**Stated problem**
Using the records below, please work out how many lines contain "diagram"; answer with the number alone.

(Figure scripts)
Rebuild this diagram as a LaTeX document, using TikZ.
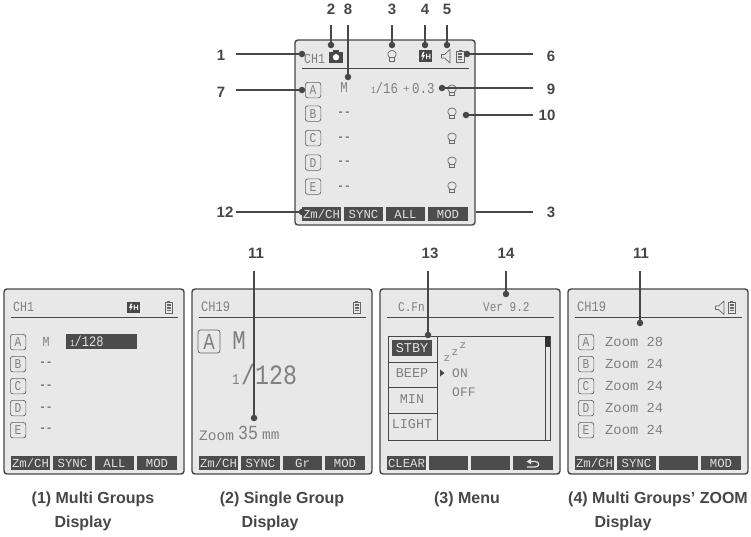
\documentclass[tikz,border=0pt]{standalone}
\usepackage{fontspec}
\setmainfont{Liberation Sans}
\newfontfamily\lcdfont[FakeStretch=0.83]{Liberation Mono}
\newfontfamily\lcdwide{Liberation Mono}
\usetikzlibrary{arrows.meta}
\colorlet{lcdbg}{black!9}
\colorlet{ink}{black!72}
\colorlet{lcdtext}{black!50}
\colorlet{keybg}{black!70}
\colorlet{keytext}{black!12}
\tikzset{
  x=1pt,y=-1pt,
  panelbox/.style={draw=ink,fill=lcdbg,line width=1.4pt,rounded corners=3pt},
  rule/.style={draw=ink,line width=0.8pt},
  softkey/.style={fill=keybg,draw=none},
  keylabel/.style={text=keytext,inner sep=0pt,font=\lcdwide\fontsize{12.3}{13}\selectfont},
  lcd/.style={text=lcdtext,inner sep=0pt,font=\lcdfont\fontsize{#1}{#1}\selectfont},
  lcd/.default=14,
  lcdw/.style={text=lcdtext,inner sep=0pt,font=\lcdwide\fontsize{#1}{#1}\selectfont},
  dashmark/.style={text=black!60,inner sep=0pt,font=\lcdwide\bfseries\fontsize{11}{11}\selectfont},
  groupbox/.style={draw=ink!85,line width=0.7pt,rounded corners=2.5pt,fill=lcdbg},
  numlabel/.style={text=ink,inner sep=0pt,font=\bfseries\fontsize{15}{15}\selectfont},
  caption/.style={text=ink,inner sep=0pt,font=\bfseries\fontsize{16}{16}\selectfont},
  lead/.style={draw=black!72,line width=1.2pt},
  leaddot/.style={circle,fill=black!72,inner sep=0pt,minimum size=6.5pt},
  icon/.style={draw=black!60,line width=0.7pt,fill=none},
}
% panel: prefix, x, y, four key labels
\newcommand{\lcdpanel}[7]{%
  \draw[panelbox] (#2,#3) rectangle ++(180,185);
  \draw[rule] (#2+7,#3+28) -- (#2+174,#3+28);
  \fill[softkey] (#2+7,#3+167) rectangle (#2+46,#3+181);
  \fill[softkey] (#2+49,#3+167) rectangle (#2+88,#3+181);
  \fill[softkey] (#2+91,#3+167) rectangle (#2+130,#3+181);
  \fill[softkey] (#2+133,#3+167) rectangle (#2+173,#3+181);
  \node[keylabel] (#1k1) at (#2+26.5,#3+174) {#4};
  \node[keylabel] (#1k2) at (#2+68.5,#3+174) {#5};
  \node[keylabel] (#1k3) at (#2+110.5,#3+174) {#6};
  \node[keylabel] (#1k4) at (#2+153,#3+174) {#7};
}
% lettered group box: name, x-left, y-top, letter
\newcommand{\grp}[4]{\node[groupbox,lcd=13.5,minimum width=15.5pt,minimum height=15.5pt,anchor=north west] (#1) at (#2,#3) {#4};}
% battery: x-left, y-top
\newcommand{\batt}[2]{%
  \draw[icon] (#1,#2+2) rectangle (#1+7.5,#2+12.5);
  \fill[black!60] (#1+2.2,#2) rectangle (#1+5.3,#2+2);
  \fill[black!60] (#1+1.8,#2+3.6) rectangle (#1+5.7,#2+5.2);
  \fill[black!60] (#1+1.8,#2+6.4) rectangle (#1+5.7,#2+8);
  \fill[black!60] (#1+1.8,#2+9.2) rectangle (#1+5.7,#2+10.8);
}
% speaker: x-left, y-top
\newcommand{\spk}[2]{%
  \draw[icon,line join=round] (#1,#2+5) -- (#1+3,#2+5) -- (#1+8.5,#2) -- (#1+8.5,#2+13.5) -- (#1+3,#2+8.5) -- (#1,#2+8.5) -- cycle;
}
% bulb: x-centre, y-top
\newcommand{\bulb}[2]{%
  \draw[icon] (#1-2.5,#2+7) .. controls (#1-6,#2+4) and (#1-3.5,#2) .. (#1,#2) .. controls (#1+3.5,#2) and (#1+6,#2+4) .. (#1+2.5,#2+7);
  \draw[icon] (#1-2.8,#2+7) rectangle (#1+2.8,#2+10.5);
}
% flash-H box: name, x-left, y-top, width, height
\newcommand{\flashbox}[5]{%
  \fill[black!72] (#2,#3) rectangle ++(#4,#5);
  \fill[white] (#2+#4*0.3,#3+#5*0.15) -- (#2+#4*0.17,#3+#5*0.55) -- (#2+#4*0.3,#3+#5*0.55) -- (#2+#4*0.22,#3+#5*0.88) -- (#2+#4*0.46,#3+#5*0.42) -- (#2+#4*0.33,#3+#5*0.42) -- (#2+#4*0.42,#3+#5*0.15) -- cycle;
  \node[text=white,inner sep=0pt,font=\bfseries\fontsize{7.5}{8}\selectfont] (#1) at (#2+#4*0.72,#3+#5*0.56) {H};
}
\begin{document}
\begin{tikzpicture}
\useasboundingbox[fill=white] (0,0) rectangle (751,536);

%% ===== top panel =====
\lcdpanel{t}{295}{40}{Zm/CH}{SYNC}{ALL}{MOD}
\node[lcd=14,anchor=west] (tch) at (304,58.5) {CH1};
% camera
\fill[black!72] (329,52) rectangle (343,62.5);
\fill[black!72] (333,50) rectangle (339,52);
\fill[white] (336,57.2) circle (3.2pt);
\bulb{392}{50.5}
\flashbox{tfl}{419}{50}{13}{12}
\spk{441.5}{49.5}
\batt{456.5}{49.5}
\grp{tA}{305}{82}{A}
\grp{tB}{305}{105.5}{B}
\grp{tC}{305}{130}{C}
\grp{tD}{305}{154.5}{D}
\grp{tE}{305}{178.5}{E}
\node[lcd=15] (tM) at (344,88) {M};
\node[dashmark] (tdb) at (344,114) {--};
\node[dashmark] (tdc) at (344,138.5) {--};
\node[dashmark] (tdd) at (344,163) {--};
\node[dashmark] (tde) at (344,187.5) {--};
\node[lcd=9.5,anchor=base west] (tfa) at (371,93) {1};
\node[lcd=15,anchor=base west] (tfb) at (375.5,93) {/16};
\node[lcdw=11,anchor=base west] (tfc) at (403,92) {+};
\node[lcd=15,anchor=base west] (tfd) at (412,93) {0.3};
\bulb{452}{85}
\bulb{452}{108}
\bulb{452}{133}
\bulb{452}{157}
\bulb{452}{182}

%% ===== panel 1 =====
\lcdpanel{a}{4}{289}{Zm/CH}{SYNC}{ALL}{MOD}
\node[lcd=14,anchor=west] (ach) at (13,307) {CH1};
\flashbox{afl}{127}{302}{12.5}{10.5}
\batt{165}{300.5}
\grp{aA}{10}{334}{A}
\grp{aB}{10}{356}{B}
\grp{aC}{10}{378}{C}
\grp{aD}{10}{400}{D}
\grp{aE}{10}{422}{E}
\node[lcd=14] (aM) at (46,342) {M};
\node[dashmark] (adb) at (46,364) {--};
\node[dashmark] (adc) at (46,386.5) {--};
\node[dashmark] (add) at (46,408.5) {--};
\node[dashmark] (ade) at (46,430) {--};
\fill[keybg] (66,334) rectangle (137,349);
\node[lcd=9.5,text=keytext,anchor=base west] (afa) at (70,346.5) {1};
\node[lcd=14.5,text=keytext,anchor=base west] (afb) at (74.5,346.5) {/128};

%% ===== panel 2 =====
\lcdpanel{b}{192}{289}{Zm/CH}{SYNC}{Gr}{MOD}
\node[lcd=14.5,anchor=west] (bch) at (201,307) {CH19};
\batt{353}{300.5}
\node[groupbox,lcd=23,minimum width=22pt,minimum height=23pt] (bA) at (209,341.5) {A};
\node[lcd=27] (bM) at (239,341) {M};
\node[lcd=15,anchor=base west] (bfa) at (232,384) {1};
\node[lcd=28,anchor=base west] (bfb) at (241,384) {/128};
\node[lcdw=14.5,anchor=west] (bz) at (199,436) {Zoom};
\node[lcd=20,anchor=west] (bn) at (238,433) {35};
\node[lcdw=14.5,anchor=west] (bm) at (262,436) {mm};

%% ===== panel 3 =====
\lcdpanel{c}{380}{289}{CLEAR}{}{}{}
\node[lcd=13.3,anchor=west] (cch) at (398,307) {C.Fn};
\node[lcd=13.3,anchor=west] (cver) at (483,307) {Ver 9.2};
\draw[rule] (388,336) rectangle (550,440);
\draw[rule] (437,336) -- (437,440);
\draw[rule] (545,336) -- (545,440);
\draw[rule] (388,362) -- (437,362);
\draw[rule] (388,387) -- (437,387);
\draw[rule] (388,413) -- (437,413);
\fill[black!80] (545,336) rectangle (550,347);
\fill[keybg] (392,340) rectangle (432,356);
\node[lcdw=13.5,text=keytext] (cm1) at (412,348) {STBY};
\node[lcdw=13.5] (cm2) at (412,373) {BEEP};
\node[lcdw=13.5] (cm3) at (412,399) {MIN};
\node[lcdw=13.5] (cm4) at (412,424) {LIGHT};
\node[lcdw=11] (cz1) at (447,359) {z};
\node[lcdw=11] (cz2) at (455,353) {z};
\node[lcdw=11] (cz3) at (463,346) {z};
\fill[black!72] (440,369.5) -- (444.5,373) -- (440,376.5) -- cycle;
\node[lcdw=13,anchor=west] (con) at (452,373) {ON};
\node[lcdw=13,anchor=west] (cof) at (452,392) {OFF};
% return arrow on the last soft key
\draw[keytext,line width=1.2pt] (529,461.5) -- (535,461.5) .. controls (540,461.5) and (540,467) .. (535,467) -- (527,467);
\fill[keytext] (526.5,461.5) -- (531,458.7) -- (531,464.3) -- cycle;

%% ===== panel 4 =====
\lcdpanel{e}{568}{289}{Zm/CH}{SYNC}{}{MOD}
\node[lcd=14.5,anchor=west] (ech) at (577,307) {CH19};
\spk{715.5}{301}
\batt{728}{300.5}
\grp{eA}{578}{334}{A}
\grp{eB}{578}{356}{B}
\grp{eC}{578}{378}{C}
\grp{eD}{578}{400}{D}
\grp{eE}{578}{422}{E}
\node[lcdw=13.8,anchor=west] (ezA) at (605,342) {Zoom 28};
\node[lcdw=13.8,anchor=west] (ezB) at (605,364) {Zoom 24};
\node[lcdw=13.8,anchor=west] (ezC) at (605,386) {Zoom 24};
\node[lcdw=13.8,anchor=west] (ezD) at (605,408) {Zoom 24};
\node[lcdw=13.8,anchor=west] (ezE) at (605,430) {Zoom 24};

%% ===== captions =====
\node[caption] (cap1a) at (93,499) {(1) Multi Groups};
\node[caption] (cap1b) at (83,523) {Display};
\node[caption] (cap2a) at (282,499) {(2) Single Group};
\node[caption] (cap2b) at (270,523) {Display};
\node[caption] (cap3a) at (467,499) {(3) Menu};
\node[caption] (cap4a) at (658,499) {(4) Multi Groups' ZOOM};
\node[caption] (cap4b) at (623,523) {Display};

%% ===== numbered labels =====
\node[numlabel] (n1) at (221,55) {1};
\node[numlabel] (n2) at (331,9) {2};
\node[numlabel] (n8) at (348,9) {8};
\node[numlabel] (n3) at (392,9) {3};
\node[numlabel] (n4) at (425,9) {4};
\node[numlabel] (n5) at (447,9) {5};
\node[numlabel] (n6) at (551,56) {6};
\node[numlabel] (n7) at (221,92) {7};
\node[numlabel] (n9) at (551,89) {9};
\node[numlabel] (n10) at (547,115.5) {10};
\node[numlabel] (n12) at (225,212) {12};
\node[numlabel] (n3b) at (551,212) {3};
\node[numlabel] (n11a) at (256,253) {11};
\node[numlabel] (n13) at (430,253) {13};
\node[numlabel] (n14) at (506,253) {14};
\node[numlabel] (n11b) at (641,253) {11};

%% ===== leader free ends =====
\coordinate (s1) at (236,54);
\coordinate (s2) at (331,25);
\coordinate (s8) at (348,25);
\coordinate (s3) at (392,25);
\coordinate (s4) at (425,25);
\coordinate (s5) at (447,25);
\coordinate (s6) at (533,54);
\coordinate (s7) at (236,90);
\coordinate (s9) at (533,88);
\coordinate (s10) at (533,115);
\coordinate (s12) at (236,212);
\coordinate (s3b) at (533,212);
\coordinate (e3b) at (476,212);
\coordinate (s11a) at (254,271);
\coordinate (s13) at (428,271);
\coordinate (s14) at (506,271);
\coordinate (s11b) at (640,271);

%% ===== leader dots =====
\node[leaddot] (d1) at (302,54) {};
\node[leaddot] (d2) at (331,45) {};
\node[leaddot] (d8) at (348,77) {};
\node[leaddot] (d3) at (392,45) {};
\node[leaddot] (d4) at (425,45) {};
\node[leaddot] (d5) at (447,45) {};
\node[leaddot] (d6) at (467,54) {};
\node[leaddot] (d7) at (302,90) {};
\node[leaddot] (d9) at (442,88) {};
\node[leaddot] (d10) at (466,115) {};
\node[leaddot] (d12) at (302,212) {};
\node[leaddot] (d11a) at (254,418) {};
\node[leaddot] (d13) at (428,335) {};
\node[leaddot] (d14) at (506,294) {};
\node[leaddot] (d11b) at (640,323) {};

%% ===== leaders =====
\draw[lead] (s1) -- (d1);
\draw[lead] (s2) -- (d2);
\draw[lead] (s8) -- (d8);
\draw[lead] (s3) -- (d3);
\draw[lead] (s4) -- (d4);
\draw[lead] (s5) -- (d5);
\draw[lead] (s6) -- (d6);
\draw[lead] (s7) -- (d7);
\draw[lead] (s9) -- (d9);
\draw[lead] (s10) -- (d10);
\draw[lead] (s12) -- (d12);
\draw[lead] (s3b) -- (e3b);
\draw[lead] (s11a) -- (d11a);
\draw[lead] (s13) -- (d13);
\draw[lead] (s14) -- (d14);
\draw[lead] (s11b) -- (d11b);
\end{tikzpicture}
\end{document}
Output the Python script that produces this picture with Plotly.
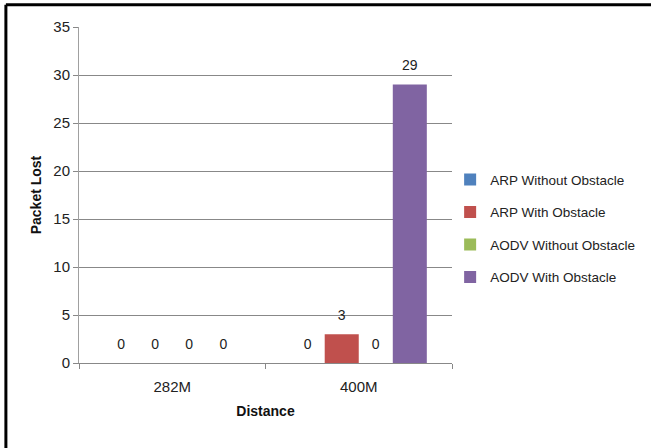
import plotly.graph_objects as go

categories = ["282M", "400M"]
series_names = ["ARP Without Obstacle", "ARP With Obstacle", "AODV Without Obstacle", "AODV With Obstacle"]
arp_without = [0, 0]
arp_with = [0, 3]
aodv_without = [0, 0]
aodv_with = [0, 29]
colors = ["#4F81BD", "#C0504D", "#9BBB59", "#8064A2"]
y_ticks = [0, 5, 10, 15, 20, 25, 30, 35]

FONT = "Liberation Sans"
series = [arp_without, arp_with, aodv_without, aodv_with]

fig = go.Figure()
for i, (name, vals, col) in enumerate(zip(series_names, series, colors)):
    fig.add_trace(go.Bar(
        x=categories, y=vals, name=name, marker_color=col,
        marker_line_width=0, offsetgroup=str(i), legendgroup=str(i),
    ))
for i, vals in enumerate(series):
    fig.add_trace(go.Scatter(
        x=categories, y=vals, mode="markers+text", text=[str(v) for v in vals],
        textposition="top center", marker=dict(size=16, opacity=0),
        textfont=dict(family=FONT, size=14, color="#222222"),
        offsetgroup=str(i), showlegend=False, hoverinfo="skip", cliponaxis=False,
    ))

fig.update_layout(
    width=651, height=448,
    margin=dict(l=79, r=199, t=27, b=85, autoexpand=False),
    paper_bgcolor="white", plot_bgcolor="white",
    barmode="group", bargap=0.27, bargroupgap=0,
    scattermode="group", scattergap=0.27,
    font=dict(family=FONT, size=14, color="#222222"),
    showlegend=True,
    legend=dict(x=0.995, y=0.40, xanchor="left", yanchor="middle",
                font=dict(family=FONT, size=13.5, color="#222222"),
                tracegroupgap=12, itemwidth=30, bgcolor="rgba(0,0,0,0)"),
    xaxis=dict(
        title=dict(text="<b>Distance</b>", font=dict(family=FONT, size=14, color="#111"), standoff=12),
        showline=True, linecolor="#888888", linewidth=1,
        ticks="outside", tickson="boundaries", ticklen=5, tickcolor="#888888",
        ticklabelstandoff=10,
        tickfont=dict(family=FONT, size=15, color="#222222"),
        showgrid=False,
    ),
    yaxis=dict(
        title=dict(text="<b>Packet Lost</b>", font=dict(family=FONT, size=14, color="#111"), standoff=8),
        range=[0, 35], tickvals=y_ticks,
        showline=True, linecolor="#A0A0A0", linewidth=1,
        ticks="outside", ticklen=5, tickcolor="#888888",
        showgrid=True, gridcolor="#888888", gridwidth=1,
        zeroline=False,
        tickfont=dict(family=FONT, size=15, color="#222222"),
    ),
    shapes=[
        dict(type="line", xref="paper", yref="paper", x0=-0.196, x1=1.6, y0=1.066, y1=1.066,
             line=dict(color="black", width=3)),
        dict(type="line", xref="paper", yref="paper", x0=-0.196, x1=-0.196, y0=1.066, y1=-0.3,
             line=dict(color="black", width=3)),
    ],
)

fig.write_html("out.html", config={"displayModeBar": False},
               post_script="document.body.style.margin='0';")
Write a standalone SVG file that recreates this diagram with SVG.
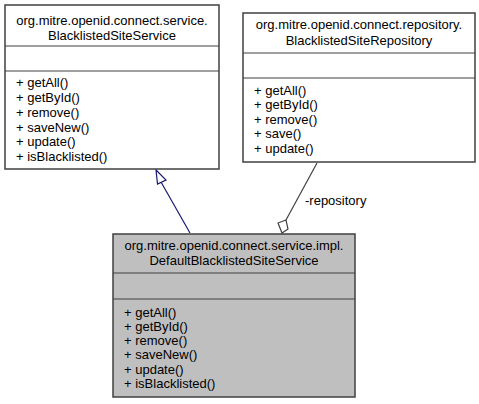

**Solution for this task**
2